Route 66 News

Making new memories

During a workshop about how to best update a 16-year-old revitalization plan for Route 66 in New Mexico, someone brought up interesting comments (as reported by the Mountain View Telegraph):

Whether people still get their kicks driving down Old Route 66 is the question asked by some people who attended a workshop sponsored by the New Mexico Route 66 Association.

“There will come a day when no one remembers those family trips anymore. They’re not old enough to have driven that highway, or have gone on a family trip on it, so it doesn’t have the emotional connection,” said Cyndie Tidwell.

Tidwell is a contractor hired by the association to complete an update of a corridor management and economic revitalization plan originally developed in 1992 by Anita Miller. […]

“We just can’t assume that future generations will understand,” Tidwell said.

There might be some readers offended by Tidwell’s comments, and maybe she was simply trying to get people to think out of the box. But it’s something I’ve been thinking about for years.

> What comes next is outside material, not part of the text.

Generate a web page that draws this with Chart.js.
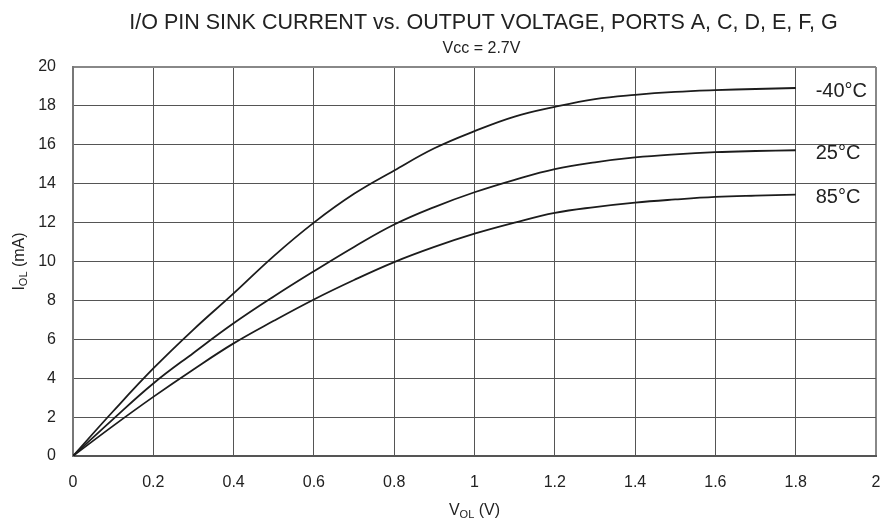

I wasn’t around in the late 1940s and early 1950s, the Mother Road’s heyday before the interstate highway system began to dismantle it. But I see enough vestiges of that era that I can imagine it — which is why historical preservation is important.

And old Route 66 is so different from any other road anyway, with its oddball characters and gimmicky businesses.

I guess what I’m trying to say that I and many other roadies are too young to remember the old days when gas was 15 cents a gallon and U.S. 66 was still a certified federal highway. But the old road is making happy memories for us now. Old 66 is vibrant and relevant. That’s is why I drive it regularly. And that’s why Route 66 News exists.


2 thoughts on “Making new memories

  1. T. Morris

    I don’t think anyone should underestimate the impact that the movie CARS had on interest in the Mother Road. My 5 & 8 year-old sons are the ones who urged me to find out more information on how to visit Route 66. And in the process, I invited my parents to go along. So we have a chance for 3 generations to experience the journey. One generation may be reminiscing. But the rest of us will be creating all new memories of how Route 66 operates today.
    Of all the possible vacation choices there are, the fact that so many people choose Route 66 is testament to its continuing allure. And no way all those travelers are “old-timers” looking for the good ol’ days. It’s just as relevant today as it was in its heyday.

  2. Trevor Hilton

    I take my two children on Route 66 drives regularly. I take them as I visit sites. If I share my love of The Road with them, hopefully, they’ll grow up with it, too.